O is really starting to make some progress in bringing up his math skills. I wouldn't really be pressuring him so much, but he has so much stuff to make up, in terms of basic math skills, and he wants to start studying some more advanced science, and has nowhere near the math skills to do it. Thanks to Math-U-See, he's really starting to grasp division, after 6 long years of both of us banging our heads against the wall. I've decided to go ahead and buy Epsilon next, even though he doesn't need most of the program, because he still has so many little gaps and a thorough review wouldn't hurt. I hope he can get through Epsilon, Zeta and Pre-Algebra this year, so that he can start with some serious math at the same time that he wants to be doing some serious science.

Math has been so frustrating for both of us, because he's had such a hard time learning the really basic stuff, like subtraction and division, but has no problem with, and grasped at a very young age, much more advanced stuff, geometry, algebra, game theory, probability and ratios, fractions and percents. As long as he isn't required to write it down, and do something really hard like subtract double digit numbers, he's away and flying. But since he's so science-oriented and has plans, possibly, to study science at a fairly deep level, he's going to have to buckle down and try to learn the basics. He's always been a kid for whom really abstract concepts were easier to grasp than concrete basics. It's added a special flavour to our homeschooling journey. The kid who could discuss marxist theory at 10, couldn't figure out how to write on a line, not under, hovering above, or through the line.

I've been doing lots of planning over the last month. I think I've pretty much chosen our plan for next year, which will, of course, change almost immediately. I'm planning on buying History Odyssey level 3, Ancients for the fall, probably I'll just buy the course book to look over, since I have many of the books used in that level anyway. I also want to be able to have a good look through it before I commit to buying a $200 program (see, I'm learning!)

For science, I'm still looking for something that satisfies me, and will be challenging for O, without being Christian, a tall order in the homeschooling world. Another mom pointed out Spectrum Chemistry 's high school program as not being overly Christian, despite the extremely creationary bent to their life sciences junior high program. I would love to be able to use something like this, because it's so complete, but will have to look more into the religious content. The life sciences were so ridiculous in it's creationary content that doing the course, even from a point of view of critiqueing the religious content would be totally useless from a transcript point of view.

I feel perfectly comfortable putting together my own resources and programs for the history/literature/writing end of O's education, but in science I'm wading into the deep end of the pool of my personal knowledge, and I just don't know enough about actual practice (as opposed to history of science) to put something together on my own. My big fear, too, is that I don't know enough to really parse out the religious content in some programs. We might just wind up using the provincial Distance Education program for science, but the grade 9 and grade 10 program are so far beneath his level, and he doesn't have the math or lab background to go into the grade 11 programs, so that's just a place-filler more than anything right now.

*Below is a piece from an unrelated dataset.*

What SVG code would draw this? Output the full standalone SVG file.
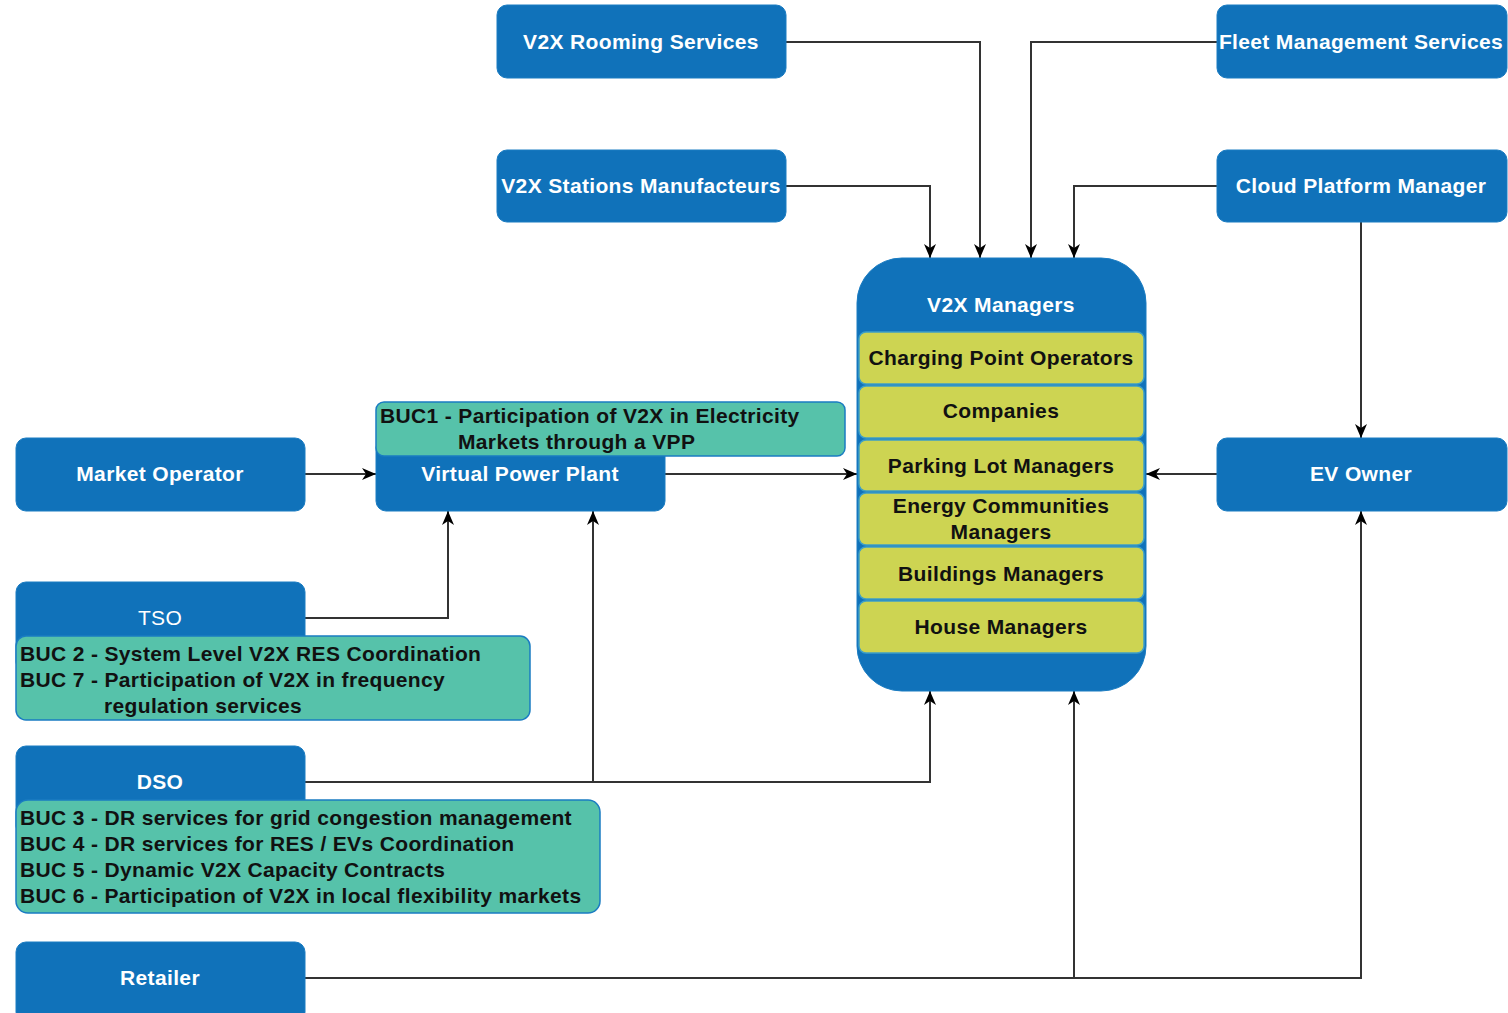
<svg xmlns="http://www.w3.org/2000/svg" width="1508" height="1013" viewBox="0 0 1508 1013">
<defs>
<marker id="arr" markerUnits="userSpaceOnUse" markerWidth="16" markerHeight="16" viewBox="0 0 16 16" refX="14" refY="8" orient="auto">
<path d="M0,2 L14,8 L0,14 L4,8 z" fill="#000"/>
</marker>
<style>
.node{fill:#1072BA;stroke:#1A7CC2;stroke-width:1}
.buc{fill:#56C2AA;stroke:#1A7CC2;stroke-width:1.5}
.item{fill:#CDD452;stroke:#3D9FC8;stroke-width:1.5}
text{font-family:"Liberation Sans",Arial,sans-serif;font-size:21px;letter-spacing:0.35px}
.t{font-weight:bold;fill:#fff;text-anchor:middle}
.tr{fill:#fff;text-anchor:middle}
.k{font-weight:bold;fill:#111;text-anchor:middle}
.b{font-weight:bold;fill:#111}
.c{fill:none;stroke:#333;stroke-width:2}
</style>
</defs>
<rect width="1508" height="1013" fill="#fff"/>

<g id="connectors">
<path class="c" d="M786,42 H980 V258" marker-end="url(#arr)"/>
<path class="c" d="M786,186 H930 V258" marker-end="url(#arr)"/>
<path class="c" d="M1217,42 H1031 V258" marker-end="url(#arr)"/>
<path class="c" d="M1217,186 H1074 V258" marker-end="url(#arr)"/>
<path class="c" d="M1361,222 V438" marker-end="url(#arr)"/>
<path class="c" d="M305,474 H376" marker-end="url(#arr)"/>
<path class="c" d="M665,474 H857" marker-end="url(#arr)"/>
<path class="c" d="M1217,474 H1146" marker-end="url(#arr)"/>
<path class="c" d="M305,618 H448 V511" marker-end="url(#arr)"/>
<path class="c" d="M305,782 H593 V511" marker-end="url(#arr)"/>
<path class="c" d="M593,782 H930 V691" marker-end="url(#arr)"/>
<path class="c" d="M305,978 H1074 V691" marker-end="url(#arr)"/>
<path class="c" d="M1074,978 H1361 V511" marker-end="url(#arr)"/>
</g>

<g id="v2x-rooming">
<rect class="node" x="497" y="5" width="289" height="73" rx="10"/>
<text class="t" x="641" y="49">V2X Rooming Services</text>
</g>
<g id="v2x-stations">
<rect class="node" x="497" y="150" width="289" height="72" rx="10"/>
<text class="t" x="641" y="193">V2X Stations Manufacteurs</text>
</g>
<g id="fleet">
<rect class="node" x="1217" y="5" width="290" height="73" rx="10"/>
<text class="t" x="1361" y="49">Fleet Management Services</text>
</g>
<g id="cloud">
<rect class="node" x="1217" y="150" width="290" height="72" rx="10"/>
<text class="t" x="1361" y="193">Cloud Platform Manager</text>
</g>

<g id="v2x-managers">
<rect class="node" x="857" y="258" width="289" height="433" rx="45"/>
<text class="t" x="1001" y="312">V2X Managers</text>
<rect class="item" x="859" y="332" width="285" height="52" rx="7"/>
<text class="k" x="1001" y="365">Charging Point Operators</text>
<rect class="item" x="859" y="386" width="285" height="52" rx="7"/>
<text class="k" x="1001" y="418">Companies</text>
<rect class="item" x="859" y="440" width="285" height="51" rx="7"/>
<text class="k" x="1001" y="473">Parking Lot Managers</text>
<rect class="item" x="859" y="493" width="285" height="52" rx="7"/>
<text class="k" x="1001" y="513">Energy Communities</text>
<text class="k" x="1001" y="539">Managers</text>
<rect class="item" x="859" y="547" width="285" height="52" rx="7"/>
<text class="k" x="1001" y="581">Buildings Managers</text>
<rect class="item" x="859" y="601" width="285" height="52" rx="7"/>
<text class="k" x="1001" y="634">House Managers</text>
</g>

<g id="market-operator">
<rect class="node" x="16" y="438" width="289" height="73" rx="10"/>
<text class="t" x="160" y="481">Market Operator</text>
</g>

<g id="vpp">
<rect class="node" x="376" y="438" width="289" height="73" rx="10"/>
<text class="t" x="520" y="481">Virtual Power Plant</text>
<rect class="buc" x="376" y="402" width="469" height="54" rx="8"/>
<text class="b" x="380" y="423">BUC1 - Participation of V2X in Electricity</text>
<text class="b" x="458" y="449">Markets through a VPP</text>
</g>

<g id="ev-owner">
<rect class="node" x="1217" y="438" width="290" height="73" rx="10"/>
<text class="t" x="1361" y="481">EV Owner</text>
</g>

<g id="tso">
<rect class="node" x="16" y="582" width="289" height="90" rx="10"/>
<text class="tr" x="160" y="625">TSO</text>
<rect class="buc" x="16" y="636" width="514" height="84" rx="10"/>
<text class="b" x="20" y="661">BUC 2 - System Level V2X RES Coordination</text>
<text class="b" x="20" y="687">BUC 7 - Participation of V2X in frequency</text>
<text class="b" x="104" y="713">regulation services</text>
</g>

<g id="dso">
<rect class="node" x="16" y="746" width="289" height="90" rx="10"/>
<text class="t" x="160" y="789">DSO</text>
<rect class="buc" x="16" y="800" width="584" height="113" rx="12"/>
<text class="b" x="20" y="825">BUC 3 - DR services for grid congestion management</text>
<text class="b" x="20" y="851">BUC 4 - DR services for RES / EVs Coordination</text>
<text class="b" x="20" y="877">BUC 5 - Dynamic V2X Capacity Contracts</text>
<text class="b" x="20" y="903">BUC 6 - Participation of V2X in local flexibility markets</text>
</g>

<g id="retailer">
<rect class="node" x="16" y="942" width="289" height="80" rx="10"/>
<text class="t" x="160" y="985">Retailer</text>
</g>
</svg>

I've been putting a lot of work lately into the history courses, outside of the classical history cycle, that I want to put together for O. We've decided right now on a Military history course, along with a History of Religions and Holy Wars course. I'm thinking of a History of Terrorism course. Along the way I will need to put together a History of Canada that isn't painfully boring, and a History of the US, that isn't painfully jingoistic. Probably we will do some in depth study of the Revolutionary era, that will include the American and French revolutions.